NCJ Number
102589
Date Published
1979
Length
334 pages
Annotation
The major changes in California's juvenile law in 1977 produced both intended and unintended impacts on the handling of juvenile status offenders and delinquents.
Abstract
The new law, AB3121, aimed to treat serious offenders more harshly, to deinstitutionalize status offenders, and to encourage counseling and shelter care programs instead of more severe measures for all minor offenders, including status offenders. The law assumed the existence of a clear distinction between status offenders and delinquent offenders, although empirical research makes it clear that this distinction cannot always be made. The imposition of the legal changes from outside the juvenile justice system also made resistance to change likely.
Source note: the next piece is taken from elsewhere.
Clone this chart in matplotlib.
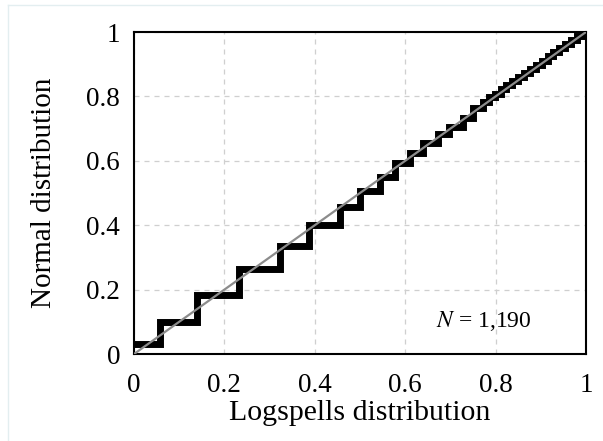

Implementing the provisions liberalizing the treatment of status offenders and minor offenders has been more difficult than implementing the provisions relating to law and order. California's counties, confused about the mandates of the law, have developed widely diverging policies to deal with the new rules surrounding status offenders. Some counties did not increase the use of informal probation at all. Most counties have increased the numbers of criminal petitions since the law took effect, however, despite opposition to making the juvenile court increasingly similar to adult court. Detailed analyses based on sample cases from three counties, data tables using both county and statewide data in 1976 and 1977, and chapter reference lists.